Additionally, a new study published by the Environmental Research Papers suggests that out of all the potential outcomes for unwanted clothing, renting clothing is worse than both recycling and reselling. The study cites the transportation of the rentals and the required increase of cleaning of the items as to how it is worse for our planet. While sneaker rental service is a band-aid for some consumers’ woes within the resale market, Kyx’s unlimited swap options for upper-level members is exactly why apparel rental companies are being recognized as increasingly terrible for the environment.

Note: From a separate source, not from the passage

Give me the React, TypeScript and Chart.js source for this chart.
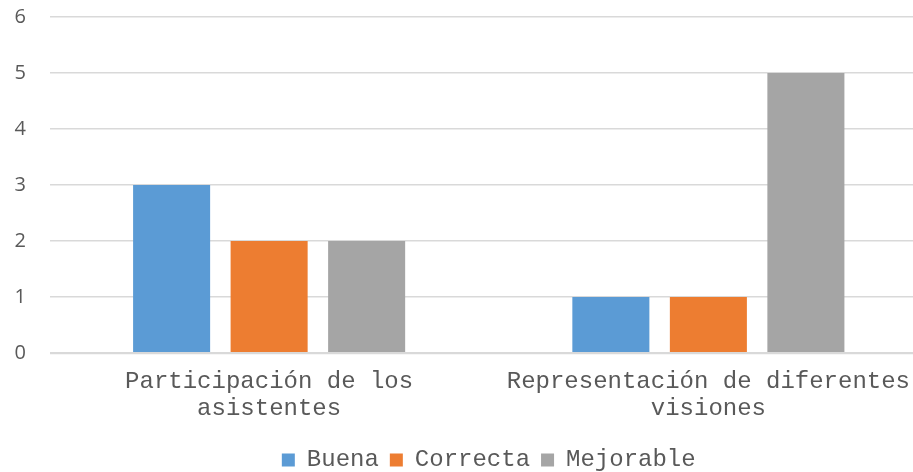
import React, { useEffect, useRef } from "react";
import { Chart, registerables } from "chart.js";

Chart.register(...registerables);

const categories: string[][] = [
  ["Participación de los", "asistentes"],
  ["Representación de diferentes", "visiones"],
];
const buena: number[] = [3, 1];
const correcta: number[] = [2, 1];
const mejorable: number[] = [2, 5];
const yTicks: number[] = [0, 1, 2, 3, 4, 5, 6];

export default function App() {
  const ref = useRef<HTMLCanvasElement | null>(null);

  useEffect(() => {
    if (!ref.current) return;
    const chart = new Chart(ref.current, {
      type: "bar",
      data: {
        labels: categories,
        datasets: [
          { label: "Buena", data: buena, backgroundColor: "#5B9BD5" },
          { label: "Correcta", data: correcta, backgroundColor: "#ED7D31" },
          { label: "Mejorable", data: mejorable, backgroundColor: "#A5A5A5" },
        ],
      },
      options: {
        animation: false,
        responsive: false,
        devicePixelRatio: 1,
        layout: { padding: { top: 17, left: 0, right: 0, bottom: 0 } },
        datasets: {
          bar: { categoryPercentage: 0.666, barPercentage: 0.79 },
        },
        plugins: {
          tooltip: { enabled: false },
          legend: {
            position: "bottom",
            fullSize: false,
            labels: {
              boxWidth: 13,
              boxHeight: 13,
              padding: 11,
              color: "#595959",
              font: { family: "'Liberation Mono', monospace", size: 24 },
            },
          },
        },
        scales: {
          x: {
            grid: { display: false, drawTicks: false },
            border: { display: false },
            ticks: {
              color: "#595959",
              padding: 15,
              autoSkip: false,
              maxRotation: 0,
              font: { family: "'Liberation Mono', monospace", size: 24, lineHeight: 1.125 },
            },
          },
          y: {
            min: yTicks[0],
            max: yTicks[yTicks.length - 1],
            afterFit: (scale: any) => {
              scale.width = 49.5;
              scale.paddingTop = 0;
              scale.paddingBottom = 0;
            },
            afterBuildTicks: (scale: any) => {
              scale.ticks = yTicks.map((v) => ({ value: v }));
            },
            grid: {
              drawTicks: false,
              color: "#d9d9d9",
              lineWidth: (ctx: any) => (ctx.tick && ctx.tick.value === 0 ? 2.2 : 1.6),
            },
            border: { display: false },
            ticks: {
              color: "#595959",
              padding: 23.5,
              font: { family: "'Open Sans', sans-serif", size: 20 },
            },
          },
        },
      },
    });
    return () => chart.destroy();
  }, []);

  return (
    <div
      style={{
        position: "fixed",
        left: 0,
        top: 0,
        width: 913,
        height: 472,
        overflow: "hidden",
        background: "#ffffff",
      }}
    >
      <canvas ref={ref} width={928} height={482} style={{ display: "block" }} />
    </div>
  );
}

Ultimately, Mupo’s desire for Kyx World to serve as “an authentic and inclusive representation of street and sneaker culture in a way the community does not currently reflect” falls short beyond Staple’s involvement. When asked what is missing in sneaker culture and how Kyx World is contributing to it, he says, “I think that the community is lacking, sort of, equal access and a minimum inclusivity problem, because there's such disparate pricing, because some of these more highly coveted shoes are so cost-prohibitive.”
Mupo believes that the subscription model offers access to shoppers at a fraction of the cost, and while it has the potential to cost less with some silhouettes, it isn’t significantly more cost-effective than buying, wearing, and reselling shoes, nor does it shift the excessive consumption fueling the industry.
Kyx does offer a lower-stakes access point to those less invested in sneakers that want to appear otherwise, but it doesn’t contribute anything to a community that has been transformed into a commodity by outsiders. Any way you look at it, the only way the lack of access in the sneaker business changes is if the brands decide to kill hype and produce enough for the demand.